Reckert: Unterschied zwischen Durchschnitts- und Spitzengeschwindigkeit
„Die Datenerhebung für das Quartiersnetz Buer-Ost stellen jedoch eine Zusatzleistung der Verwaltung dar, auf die kein Anspruch besteht“, so der Stadtsprecher weiter. „Gerne kann das Quartiersnetz Buer-Ost der Verwaltung weiterhin Hinweise zu möglichen Standorten für das Dialogdisplay und für eine SDR-Messung zukommen lassen, welche nach Prüfung umgesetzt werden.“ Von einem Einstellen der Zusammenarbeit könne daher keine Rede sein.
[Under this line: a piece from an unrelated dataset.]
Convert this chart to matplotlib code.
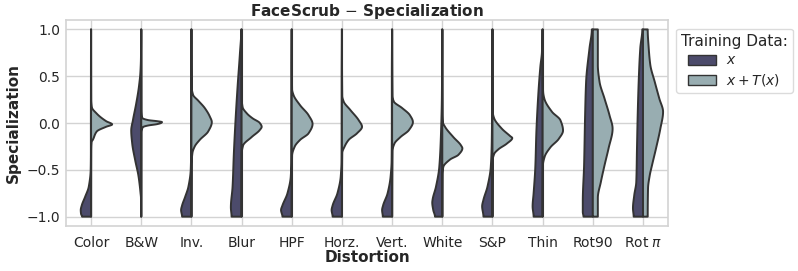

Wilfried Reckert weist allerdings darauf hin, dass die Stadt bei der Frage, ob ein Ort eine Gefahrenstelle sei, die gemessene Durchschnittsgeschwindigkeit als Grundlage nehme. Ihm sei aber auch die Spitzengeschwindigkeit wichtig, sagt er, und erklärt das an einem Beispiel. „Wenn ich an der De-la-Chevallerie-Straße die Durchschnittsgeschwindigkeit messe, kommt ein moderater Wert heraus. Kein Wunder, denn tagsüber ist es hier zu voll, um rasen zu können.“ Das sei in den Abend- und Nachtstunden aber ganz anders: „Da haben wir teilweise Werte von weit über 80 km/h gemessen.“ Und das rechtfertige seiner Meinung nach durchaus die Einstufung als Gefahrenstelle.